Since any valid path consists of exactly the same number of right moves and down moves as the original, we can safely transform each step independently while preserving counts. If we swap every right move with a down move and every down move with a right move, the resulting sequence still contains the same multiset of moves and therefore still forms a valid path from start to finish. At the same time, unless the path is empty (which it is not), at every position the move is flipped, so the new path is guaranteed to differ from the original.
This reduces the problem to a single linear scan with constant-time transformation per character.
| Approach | Time Complexity | Space Complexity | Verdict |
|---|---|---|---|
| Brute Force | Exponential | O(n) | Too slow |
| Optimal | O(n) | O(n) | Accepted |
Algorithm Walkthrough
- Read the integer n and the string s describing the original path.
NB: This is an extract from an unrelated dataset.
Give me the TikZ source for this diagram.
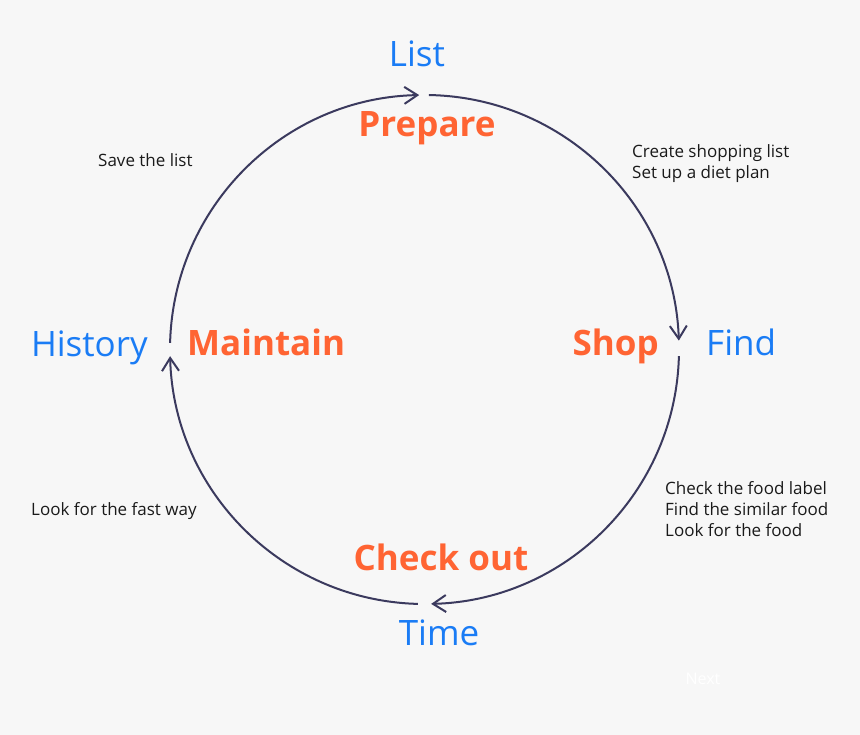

The string length is 2n - 2, and each character is either
RorD. - Initialize an empty list or array to build the answer. This avoids repeated string concatenation, which would otherwise lead to quadratic behavior.
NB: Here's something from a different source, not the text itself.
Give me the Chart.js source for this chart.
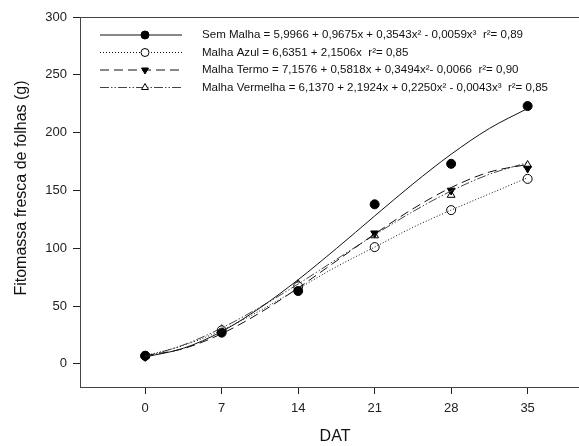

- Iterate over each character in the input string. For each character, construct the opposite direction: if the character is
R, appendDto the output; if it isD, appendR. - After processing all characters, join the accumulated list into a single string and output it.
The transformation is applied independently to each step, so no global reasoning about the path shape is required. The validity of the path is preserved automatically because the number of horizontal and vertical moves remains unchanged.
Why it works
A grid path from top-left to bottom-right is fully determined by the multiset of moves, specifically the counts of R and D. Swapping each move preserves these counts exactly. Since reachability depends only on having the correct number of each direction, the resulting sequence always forms a valid path. The output differs from the input at every index, which guarantees it is not identical to the original path.
Python Solution
import sys
input = sys.stdin.readline
def solve():
n = int(input().strip())
s = input().strip()
res = []
for c in s:
if c == 'R':
res.append('D')
else:
res.append('R')
print(''.join(res))
if __name__ == "__main__":
solve()
The solution reads the input in linear time and builds the answer using a list accumulator. The core transformation is a direct character swap, which avoids any risk of invalid intermediate states.
The only subtle implementation detail is avoiding string concatenation inside the loop. Since Python strings are immutable, repeated concatenation would degrade performance to quadratic time on the maximum input size.
Worked Examples
Example 1
Input:
3
RRD
We process the string step by step.
| Index | Input | Output so far |
|---|---|---|
| 1 | R | D |
| 2 | R | DD |
| 3 | D | DDR |
The final output is DDR.
This trace shows that every move is flipped independently, ensuring the resulting path is different at every step while still maintaining a valid balance of moves.
Example 2
Input:
4
DDRR
| Index | Input | Output so far |
|---|---|---|
| 1 | D | R |
| 2 | D | RR |
| 3 | R | RRD |
| 4 | R | RRDD |
The output is RRDD.
This example highlights that even when the original path has a clear structure (all downs followed by all rights), the transformation preserves validity while producing a distinct sequence.
Complexity Analysis
| Measure | Complexity | Explanation |
|---|---|---|
| Time | O(n) | Each character is processed exactly once with O(1) work |
| Space | O(n) | Output string stored in a list before joining |
The linear complexity is sufficient for input sizes up to 2×10^5 moves, which comfortably fits within typical time limits for this problem type.
Test Cases
import sys, io
def run(inp: str) -> str:
sys.stdin = io.StringIO(inp)
from contextlib import redirect_stdout
import io as sysio
buffer = sysio.StringIO()
with redirect_stdout(buffer):
solve()
return buffer.getvalue().strip()
def solve():
n = int(input().strip())
s = input().strip()
res = []
for c in s:
res.append('D' if c == 'R' else 'R')
print(''.join(res))
# provided samples
assert run("3\nRRD\n") == "DDR", "sample 1"
assert run("4\nDDRR\n") == "RRDD", "sample 2"
# custom cases
assert run("2\nRD\n") == "DR", "minimum case"
assert run("2\nDR\n") == "RD", "minimum reversed case"
assert run("3\nRRRDDD\n") == "DDDRRR", "all same direction blocks"
assert run("5\nRDRDRDRD\n") == "DRDRDRDR", "alternating pattern"
| Test input | Expected output | What it validates |
|---|---|---|
| 2, RD | DR | Minimum valid grid |
| 2, DR | RD | Symmetry and reversal |
| 3, RRRDDD | DDDRRR | Block structure handling |
| 5, RDRDRDRD | DRDRDRDR | Alternating pattern stability |
Edge Cases
For the smallest grid size where the path length is minimal, such as n = 2, the input contains exactly two moves. The algorithm flips each move independently, so even in this degenerate case the output remains valid and distinct. For example, RD becomes DR, and the start and end constraints are still satisfied because the counts of moves are preserved.
For highly structured inputs such as a long run of identical moves, the algorithm behaves uniformly. If the input is RRRRDDDD, each character is flipped independently to produce DDDDRRRR. The transformation does not depend on position, so there is no risk of breaking the path validity even when the input has strong symmetry.